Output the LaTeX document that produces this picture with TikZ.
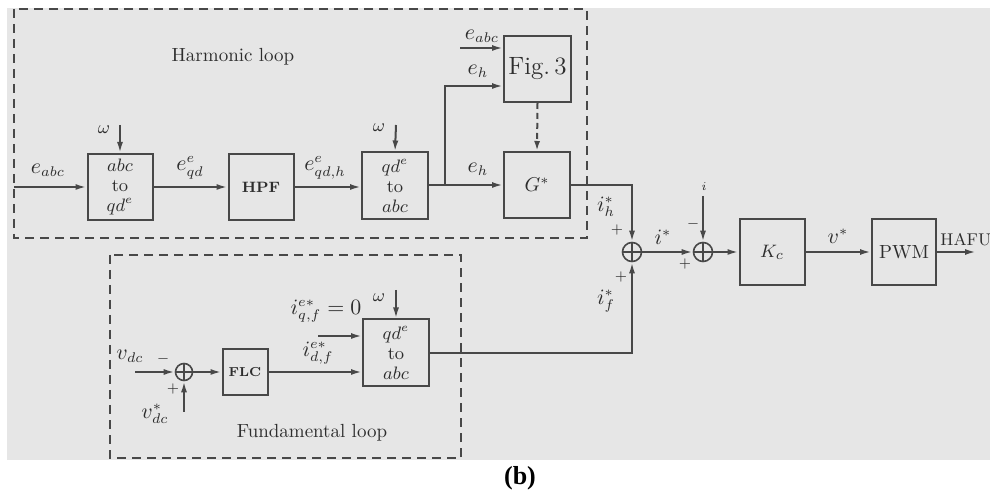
\documentclass[tikz,border=0pt]{standalone}
\usepackage{fontspec}
\newfontfamily\capfont{Liberation Serif}
\usetikzlibrary{arrows.meta,calc}
\definecolor{bg}{RGB}{230,230,230}
\definecolor{lc}{RGB}{72,72,72}
\definecolor{tc}{RGB}{45,45,45}
\tikzset{
 blk/.style={draw=lc,line width=1pt,inner sep=0pt,align=center,text=tc},
 sumc/.style={circle,draw=lc,line width=0.8pt,inner sep=0pt,minimum size=9.5pt,
   path picture={\draw[lc,line width=0.7pt] (path picture bounding box.north) -- (path picture bounding box.south)
     (path picture bounding box.west) -- (path picture bounding box.east);}},
 wire/.style={draw=lc,line width=1pt},
 arr/.style={wire,-{Latex[length=5.5pt,width=3pt]}},
 lbl/.style={text=tc,inner sep=0pt,font=\fontsize{10.5}{11}\selectfont},
 sgn/.style={text=tc,inner sep=0pt,font=\fontsize{7}{8}\selectfont},
 region/.style={draw=lc,line width=1pt,dash pattern=on 4.5pt off 3pt},
 ttl/.style={text=tc,inner sep=0pt,font=\fontsize{9.5}{11}\selectfont},
}
\begin{document}
\begin{tikzpicture}[x=0.5pt,y=-0.5pt]
\useasboundingbox (0,0) rectangle (990,496);
\fill[bg] (7,8) rectangle (990,460);

% regions
\draw[region] (14,9) rectangle (587,238);
\draw[region] (110,255) rectangle (461,458);
\node[ttl] (th) at (233,57) {Harmonic loop};
\node[ttl] (tf) at (312,433) {Fundamental loop};

% harmonic loop blocks
\node[blk,minimum width=32.5pt,minimum height=33pt,font=\fontsize{9}{10}\selectfont] (b1) at (120,187) {$abc$\\to\\$qd^e$};
\node[blk,minimum width=32.5pt,minimum height=33pt,font=\fontsize{7.5}{9}\selectfont\bfseries] (hpf) at (261,187) {HPF};
\node[blk,minimum width=33pt,minimum height=33.5pt,font=\fontsize{9}{10}\selectfont] (b3) at (395,186) {$qd^e$\\to\\$abc$};
\node[blk,minimum width=33.5pt,minimum height=33pt,font=\fontsize{12.5}{13}\selectfont] (fig) at (537.5,69) {Fig.\,3};
\node[blk,minimum width=33pt,minimum height=33pt,font=\fontsize{10}{11}\selectfont] (g) at (537,185) {$G^*$};

% main path
\node[sumc] (s1) at (632,252) {};
\node[sumc] (s2) at (703,252) {};
\node[blk,minimum width=32.5pt,minimum height=33pt,font=\fontsize{9.5}{11}\selectfont] (kc) at (772,252) {$K_c$};
\node[blk,minimum width=32pt,minimum height=33pt,font=\fontsize{9.5}{11}\selectfont] (pwm) at (904,252) {PWM};

% fundamental loop blocks
\node[sumc,minimum size=8.5pt] (s3) at (184,372) {};
\node[blk,minimum width=22.5pt,minimum height=23pt,font=\fontsize{6.5}{8}\selectfont\bfseries] (flc) at (245,372) {FLC};
\node[blk,minimum width=33pt,minimum height=33.5pt,font=\fontsize{9}{10}\selectfont] (b4) at (396,353) {$qd^e$\\to\\$abc$};

% coordinates for free ends
\coordinate (in1) at (14,187);
\coordinate (w1) at (120,125);
\coordinate (w3) at (396,125);
\coordinate (br) at (445,185);
\coordinate (eabc) at (460,48);
\coordinate (itop) at (703,196);
\coordinate (hout) at (976,252);
\coordinate (vin) at (135,372);
\coordinate (vref) at (184,412);
\coordinate (iq) at (318,336);
\coordinate (w4) at (396,290);

% harmonic connectors
\draw[arr] (in1) -- (b1.west);
\draw[arr] (w1) -- (b1.north);
\draw[arr] (b1.east) -- (hpf.west);
\draw[arr] (hpf.east) -- (hpf.east -| b3.west);
\draw[arr] (w3) -- (b3.north);
\draw[wire] (b3.east |- br) -- (br);
\draw[arr] (br) -- (g.west);
\draw[arr] (br) |- ([yshift=-8.5pt]fig.west);
\draw[arr] (eabc) -- ([yshift=10.5pt]fig.west);
\draw[wire,dash pattern=on 3pt off 2pt,-{Latex[length=5pt,width=3pt]}] (fig.south) -- (g.north);
\draw[arr] (g.east) -| (s1.north);

% main connectors
\draw[arr] (s1.east) -- (s2.west);
\draw[arr] (itop) -- (s2.north);
\draw[arr] (s2.east) -- (kc.west);
\draw[arr] (kc.east) -- (pwm.west);
\draw[wire,-{Latex[open,length=5.5pt,width=3pt]}] (pwm.east) -- (hout);

% fundamental connectors
\draw[arr] (vin) -- (s3.west);
\draw[arr] (vref) -- (s3.south);
\draw[arr] (s3.east) -- (flc.west);
\draw[arr] (flc.east) -- (flc.east -| b4.west);
\draw[arr] (iq) -- (iq -| b4.west);
\draw[arr] (w4) -- (b4.north);
\draw[arr] (b4.east) -| (s1.south);

% labels
\node[lbl] (l1) at (48,170) {$e_{abc}$};
\node[lbl,font=\fontsize{9}{10}\selectfont] (l2) at (104,130) {$\omega$};
\node[lbl] (l3) at (190,168) {$e^e_{qd}$};
\node[lbl] (l4) at (325,168) {$e^e_{qd,h}$};
\node[lbl,font=\fontsize{9}{10}\selectfont] (l5) at (379,128) {$\omega$};
\node[lbl] (l6) at (482,36) {$e_{abc}$};
\node[lbl] (l7) at (478,71) {$e_h$};
\node[lbl] (l8) at (478,169) {$e_h$};
\node[lbl] (l9) at (606,207) {$i^*_h$};
\node[sgn] (p1) at (617,230) {$+$};
\node[lbl] (l10) at (663,237) {$i^*$};
\node[sgn] (p2) at (685,264) {$+$};
\node[sgn] (m2) at (693,224) {$-$};
\node[lbl,font=\fontsize{6}{7}\selectfont] (l11) at (704,187) {$i$};
\node[lbl] (l12) at (838,236) {$v^*$};
\node[text=tc,inner sep=0pt,anchor=west,font=\fontsize{8.5}{10}\selectfont] (l13) at (940,240) {HAFU};
\node[lbl] (l14) at (606,301) {$i^*_f$};
\node[sgn] (p3) at (621,277) {$+$};

\node[lbl] (l15) at (130,356) {$v_{dc}$};
\node[sgn] (m3) at (163,359) {$-$};
\node[sgn] (p4) at (173,389) {$+$};
\node[lbl] (l16) at (155,414) {$v^*_{dc}$};
\node[lbl] (l17) at (326,311) {$i^{e*}_{q,f}=0$};
\node[lbl] (l18) at (318,353) {$i^{e*}_{d,f}$};
\node[lbl,font=\fontsize{9}{10}\selectfont] (l19) at (379,298) {$\omega$};

% caption
\node[inner sep=0pt,font=\capfont\bfseries\fontsize{13}{15}\selectfont] (cap) at (520,478) {(b)};
\end{tikzpicture}
\end{document}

== Written instruction ==
Quote all the lines above exactly as given. Do not include the pictures.

== Answer to the task ==
Output the LaTeX document that produces this picture with TikZ.
\documentclass[tikz,border=0pt]{standalone}
\usepackage{fontspec}
\newfontfamily\capfont{Liberation Serif}
\usetikzlibrary{arrows.meta,calc}
\definecolor{bg}{RGB}{230,230,230}
\definecolor{lc}{RGB}{72,72,72}
\definecolor{tc}{RGB}{45,45,45}
\tikzset{
 blk/.style={draw=lc,line width=1pt,inner sep=0pt,align=center,text=tc},
 sumc/.style={circle,draw=lc,line width=0.8pt,inner sep=0pt,minimum size=9.5pt,
   path picture={\draw[lc,line width=0.7pt] (path picture bounding box.north) -- (path picture bounding box.south)
     (path picture bounding box.west) -- (path picture bounding box.east);}},
 wire/.style={draw=lc,line width=1pt},
 arr/.style={wire,-{Latex[length=5.5pt,width=3pt]}},
 lbl/.style={text=tc,inner sep=0pt,font=\fontsize{10.5}{11}\selectfont},
 sgn/.style={text=tc,inner sep=0pt,font=\fontsize{7}{8}\selectfont},
 region/.style={draw=lc,line width=1pt,dash pattern=on 4.5pt off 3pt},
 ttl/.style={text=tc,inner sep=0pt,font=\fontsize{9.5}{11}\selectfont},
}
\begin{document}
\begin{tikzpicture}[x=0.5pt,y=-0.5pt]
\useasboundingbox (0,0) rectangle (990,496);
\fill[bg] (7,8) rectangle (990,460);

% regions
\draw[region] (14,9) rectangle (587,238);
\draw[region] (110,255) rectangle (461,458);
\node[ttl] (th) at (233,57) {Harmonic loop};
\node[ttl] (tf) at (312,433) {Fundamental loop};

% harmonic loop blocks
\node[blk,minimum width=32.5pt,minimum height=33pt,font=\fontsize{9}{10}\selectfont] (b1) at (120,187) {$abc$\\to\\$qd^e$};
\node[blk,minimum width=32.5pt,minimum height=33pt,font=\fontsize{7.5}{9}\selectfont\bfseries] (hpf) at (261,187) {HPF};
\node[blk,minimum width=33pt,minimum height=33.5pt,font=\fontsize{9}{10}\selectfont] (b3) at (395,186) {$qd^e$\\to\\$abc$};
\node[blk,minimum width=33.5pt,minimum height=33pt,font=\fontsize{12.5}{13}\selectfont] (fig) at (537.5,69) {Fig.\,3};
\node[blk,minimum width=33pt,minimum height=33pt,font=\fontsize{10}{11}\selectfont] (g) at (537,185) {$G^*$};

% main path
\node[sumc] (s1) at (632,252) {};
\node[sumc] (s2) at (703,252) {};
\node[blk,minimum width=32.5pt,minimum height=33pt,font=\fontsize{9.5}{11}\selectfont] (kc) at (772,252) {$K_c$};
\node[blk,minimum width=32pt,minimum height=33pt,font=\fontsize{9.5}{11}\selectfont] (pwm) at (904,252) {PWM};

% fundamental loop blocks
\node[sumc,minimum size=8.5pt] (s3) at (184,372) {};
\node[blk,minimum width=22.5pt,minimum height=23pt,font=\fontsize{6.5}{8}\selectfont\bfseries] (flc) at (245,372) {FLC};
\node[blk,minimum width=33pt,minimum height=33.5pt,font=\fontsize{9}{10}\selectfont] (b4) at (396,353) {$qd^e$\\to\\$abc$};

% coordinates for free ends
\coordinate (in1) at (14,187);
\coordinate (w1) at (120,125);
\coordinate (w3) at (396,125);
\coordinate (br) at (445,185);
\coordinate (eabc) at (460,48);
\coordinate (itop) at (703,196);
\coordinate (hout) at (976,252);
\coordinate (vin) at (135,372);
\coordinate (vref) at (184,412);
\coordinate (iq) at (318,336);
\coordinate (w4) at (396,290);

% harmonic connectors
\draw[arr] (in1) -- (b1.west);
\draw[arr] (w1) -- (b1.north);
\draw[arr] (b1.east) -- (hpf.west);
\draw[arr] (hpf.east) -- (hpf.east -| b3.west);
\draw[arr] (w3) -- (b3.north);
\draw[wire] (b3.east |- br) -- (br);
\draw[arr] (br) -- (g.west);
\draw[arr] (br) |- ([yshift=-8.5pt]fig.west);
\draw[arr] (eabc) -- ([yshift=10.5pt]fig.west);
\draw[wire,dash pattern=on 3pt off 2pt,-{Latex[length=5pt,width=3pt]}] (fig.south) -- (g.north);
\draw[arr] (g.east) -| (s1.north);

% main connectors
\draw[arr] (s1.east) -- (s2.west);
\draw[arr] (itop) -- (s2.north);
\draw[arr] (s2.east) -- (kc.west);
\draw[arr] (kc.east) -- (pwm.west);
\draw[wire,-{Latex[open,length=5.5pt,width=3pt]}] (pwm.east) -- (hout);

% fundamental connectors
\draw[arr] (vin) -- (s3.west);
\draw[arr] (vref) -- (s3.south);
\draw[arr] (s3.east) -- (flc.west);
\draw[arr] (flc.east) -- (flc.east -| b4.west);
\draw[arr] (iq) -- (iq -| b4.west);
\draw[arr] (w4) -- (b4.north);
\draw[arr] (b4.east) -| (s1.south);

% labels
\node[lbl] (l1) at (48,170) {$e_{abc}$};
\node[lbl,font=\fontsize{9}{10}\selectfont] (l2) at (104,130) {$\omega$};
\node[lbl] (l3) at (190,168) {$e^e_{qd}$};
\node[lbl] (l4) at (325,168) {$e^e_{qd,h}$};
\node[lbl,font=\fontsize{9}{10}\selectfont] (l5) at (379,128) {$\omega$};
\node[lbl] (l6) at (482,36) {$e_{abc}$};
\node[lbl] (l7) at (478,71) {$e_h$};
\node[lbl] (l8) at (478,169) {$e_h$};
\node[lbl] (l9) at (606,207) {$i^*_h$};
\node[sgn] (p1) at (617,230) {$+$};
\node[lbl] (l10) at (663,237) {$i^*$};
\node[sgn] (p2) at (685,264) {$+$};
\node[sgn] (m2) at (693,224) {$-$};
\node[lbl,font=\fontsize{6}{7}\selectfont] (l11) at (704,187) {$i$};
\node[lbl] (l12) at (838,236) {$v^*$};
\node[text=tc,inner sep=0pt,anchor=west,font=\fontsize{8.5}{10}\selectfont] (l13) at (940,240) {HAFU};
\node[lbl] (l14) at (606,301) {$i^*_f$};
\node[sgn] (p3) at (621,277) {$+$};

\node[lbl] (l15) at (130,356) {$v_{dc}$};
\node[sgn] (m3) at (163,359) {$-$};
\node[sgn] (p4) at (173,389) {$+$};
\node[lbl] (l16) at (155,414) {$v^*_{dc}$};
\node[lbl] (l17) at (326,311) {$i^{e*}_{q,f}=0$};
\node[lbl] (l18) at (318,353) {$i^{e*}_{d,f}$};
\node[lbl,font=\fontsize{9}{10}\selectfont] (l19) at (379,298) {$\omega$};

% caption
\node[inner sep=0pt,font=\capfont\bfseries\fontsize{13}{15}\selectfont] (cap) at (520,478) {(b)};
\end{tikzpicture}
\end{document}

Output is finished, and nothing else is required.